I’m not quite foolish enough to believe that I can go home again. I’ve priced myself out of that market and since a guy’s got to work it’s nothing more than a happy thought. Even if it were possible, I can think of dozens of reasons it wouldn’t be a good idea. Maybe someday when I invent the equivalent of sliced bread or get around to writing my great misanthropic diatribe. When that happens, of course, home would be fighting a strong desire to go somewhere with palm trees and a rum economy. Until then, I suppose it’s enough that I have promises to keep… and miles to go before I sleep.

Weekly report…

Yes, I realize I’ve been slacking. As much as I try to keep up a steady stream of 2-3 or more posts a week for the last two years or so, I figured laying off for a week wouldn’t kill anyone. Of course that doesn’t mean I checked out completely. There are plenty of ideas banging around between my ears that just haven’t made it into print yet. I’ll get to those at some point. For now, I’m going to do my best to relax (definitely not my natural state) and enjoy my last few days off.

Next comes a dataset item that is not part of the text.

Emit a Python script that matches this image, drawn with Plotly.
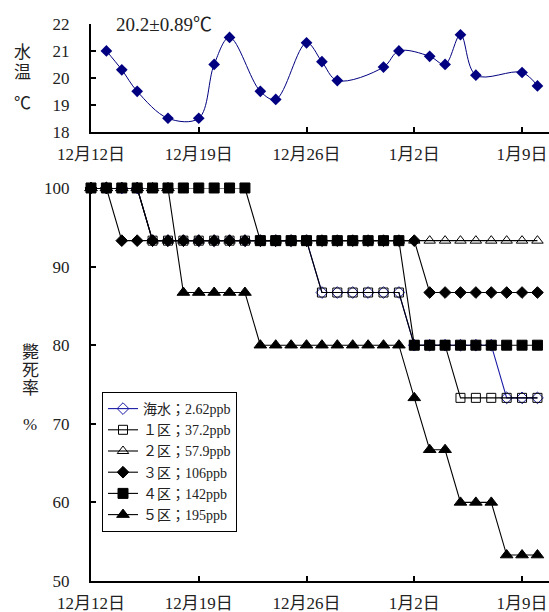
import plotly.graph_objects as go
from plotly.subplots import make_subplots
import pandas as pd

# ---- data ----
start = pd.Timestamp("2007-12-12")
days = list(range(30))
dates = [start + pd.Timedelta(days=d) for d in days]

temp_days = [1, 2, 3, 5, 7, 8, 9, 11, 12, 14, 15, 16, 19, 20, 22, 23, 24, 25, 28, 29]
temp_vals = [21.0, 20.3, 19.5, 18.5, 18.5, 20.5, 21.5, 19.5, 19.2, 21.3, 20.6, 19.9,
             20.4, 21.0, 20.8, 20.5, 21.6, 20.1, 20.2, 19.7]

seawater = [100]*4 + [93.3]*11 + [86.7]*6 + [80]*6 + [73.3]*3
zone1 = [100]*4 + [93.3]*11 + [86.7]*6 + [80]*3 + [73.3]*6
zone2 = [100]*4 + [93.3]*26
zone3 = [100]*2 + [93.3]*20 + [86.7]*8
zone4 = [100]*11 + [93.3]*10 + [80]*9
zone5 = [100]*6 + [86.7]*5 + [80]*10 + [73.3] + [66.7]*2 + [60]*3 + [53.3]*3

names = ["海水；2.62ppb", "１区；37.2ppb", "２区；57.9ppb", "３区；106ppb", "４区；142ppb", "５区；195ppb"]
tick_dates = ["2007-12-12", "2007-12-19", "2007-12-26", "2008-01-02", "2008-01-09"]
tick_text = ["12月12日", "12月19日", "12月26日", "1月2日", "1月9日"]

FONT = "Liberation Serif, Noto Sans CJK JP, serif"

fig = make_subplots(rows=2, cols=1, shared_xaxes=False, vertical_spacing=0.1)

fig.add_trace(go.Scatter(
    x=[start + pd.Timedelta(days=d) for d in temp_days], y=temp_vals,
    mode="lines+markers", line=dict(color="#000080", width=1, shape="spline", smoothing=1),
    marker=dict(symbol="diamond", size=9, color="#000080"), showlegend=False, cliponaxis=False),
    row=1, col=1)

styles = [
    dict(symbol="diamond-open", color="#1a1aa6", size=9, lc="#1a1aa6"),
    dict(symbol="square-open", color="black", size=9, lc="black"),
    dict(symbol="triangle-up-open", color="black", size=10, lc="black"),
    dict(symbol="diamond", color="black", size=9, lc="black"),
    dict(symbol="square", color="black", size=10, lc="black"),
    dict(symbol="triangle-up", color="black", size=11, lc="black"),
]
series = [seawater, zone1, zone2, zone3, zone4, zone5]
for nm, vals, st in zip(names, series, styles):
    fig.add_trace(go.Scatter(
        x=dates, y=vals, name=nm, mode="lines+markers",
        line=dict(color=st["lc"], width=1.1),
        marker=dict(symbol=st["symbol"], size=st["size"], color=st["color"],
                    line=dict(color=st["color"], width=1)),
        cliponaxis=False), row=2, col=1)

xr = [start, start + pd.Timedelta(days=29.75)]
axis_common = dict(showline=True, linecolor="black", linewidth=2, ticks="inside",
                   ticklen=5, tickwidth=2, tickcolor="black", showgrid=False, zeroline=False,
                   tickfont=dict(family=FONT, size=17, color="#222"))
fig.update_xaxes(range=xr, tickvals=tick_dates, ticktext=tick_text, ticklabelstandoff=6, **axis_common)
fig.update_yaxes(ticklabelstandoff=16, **axis_common)
fig.update_yaxes(range=[18, 22], dtick=1, domain=[0.8066, 1.0], row=1, col=1)
fig.update_yaxes(range=[50, 100], dtick=10, domain=[0.0, 0.7056], row=2, col=1)

ann_font = dict(family=FONT, size=17, color="#222")
annotations = [
    dict(text="20.2±0.89℃", x=164, y=24, xanchor="center", yanchor="middle", size=19),
    dict(text="水", x=22, y=52, xanchor="center", yanchor="middle"),
    dict(text="温", x=22, y=72, xanchor="center", yanchor="middle"),
    dict(text="℃", x=22, y=104, xanchor="center", yanchor="middle"),
    dict(text="斃", x=30, y=352, xanchor="center", yanchor="middle"),
    dict(text="死", x=30, y=370, xanchor="center", yanchor="middle"),
    dict(text="率", x=30, y=388, xanchor="center", yanchor="middle"),
    dict(text="%", x=30, y=424, xanchor="center", yanchor="middle"),
]
W, H = 549, 612
L, R, T, B = 91, 0, 24, 31
pw, ph = W - L - R, H - T - B
for a in annotations:
    f = dict(ann_font)
    if "size" in a:
        f["size"] = a["size"]
    fig.add_annotation(text=a["text"], xref="paper", yref="paper",
                       x=(a["x"] - L) / pw, y=1 - (a["y"] - T) / ph,
                       xanchor=a["xanchor"], yanchor=a["yanchor"], showarrow=False,
                       font=f)

fig.update_layout(
    width=W, height=H, margin=dict(l=L, r=R, t=T, b=B),
    plot_bgcolor="white", paper_bgcolor="white",
    font=dict(family=FONT, size=17, color="#222"),
    legend=dict(x=(102 - L) / pw, y=1 - (392 - T) / ph, xanchor="left", yanchor="top",
                bgcolor="white", bordercolor="black", borderwidth=1,
                font=dict(family=FONT, size=14, color="#222"),
                itemwidth=30, tracegroupgap=0),
)

fig.write_html("out.html", config={"displayModeBar": False},
               post_script="document.body.style.margin='0';document.body.style.padding='0';document.body.style.overflow='hidden';")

Next time I’ll see more than a weekend away will be Christmas, so I’ll be doing my best to make these count. I’m willing to say that I’ve done well with that so far.

In the meantime I should really go see what mayhem the dogs are causing. They’re being far too quiet and while that’s perfectly acceptable at my house, it’s probably a bad sign here if we ever expect to come back.

Home, James…

I get to indulge in the most satisfying of trips… The one that takes you home. Sure, I’ve got to cross a third of the continent, but every mile is worth it. The longer I’m away, the more I want to be there. I guess there’s nothing fading about my brand of homesickness. I’m even becoming more generous with what I think of as “home”; a phrase that now encompasses wide swaths of Virginia, DC, West Virginia, and Maryland.

Any trip back east is a cause for celebration, but this isn’t a normal trip home. I get the extra perk of seeing one of my oldest friends getting married to a truly classy guy. Now I’m not usually a proponent of weddings as a rule, but this one is getting my personal seal of approval. Congrats, Sandi and Jon!

Road stand…

After what seems like weeks, this four day road stand is coming to an end. I’m obviously rusty at this since I’m headed back to Memphis just about wiped out. I’ve probably been spoiled by too many trips where I’m the one setting the agenda. Four days of team cohesion seems to be just about the limit of my endurance these days. I can’t tell you how much I’m looking forward to getting back to a place where I have the only set of keys to my vehicle, where dinner isn’t a lesson in group decision making, and where I don’t need someone to walk me around the building to unlock doors. I miss my little kingdom and look forward to getting back to it.

With less than three weeks back, I’m totally ready for another vacation. Now if there were just something worth doing within driving distance of Memphis. Where is the guy serving rum punch when you need him…

Sick, but not so much tired…

So I’ve been sick for the last two days. It’s your standard issue coughing, wheezing, sore throat, Fall seasonal cold, but I’ll be glad to be rid of it. I guess it could be the continuation of what I was fighting last week or something left for me by the lovely little boy who sat next to me from Atlanta to Memphis and sneezed every 6 minutes. In either case, I’m glad it held off so I could enjoy last weekend and until I could be miserable in the privacy of my own home.

Memphis or bust…

Well, no first class upgrade this time, but no matter how great a trip has been I always seem ready to get back to where ever it is that I came from. It’s good to be back with your own stuff and your dog. It’s been an awesome trip. Great food, entertainment, gambling, booze, and even better company. Life is very, very good.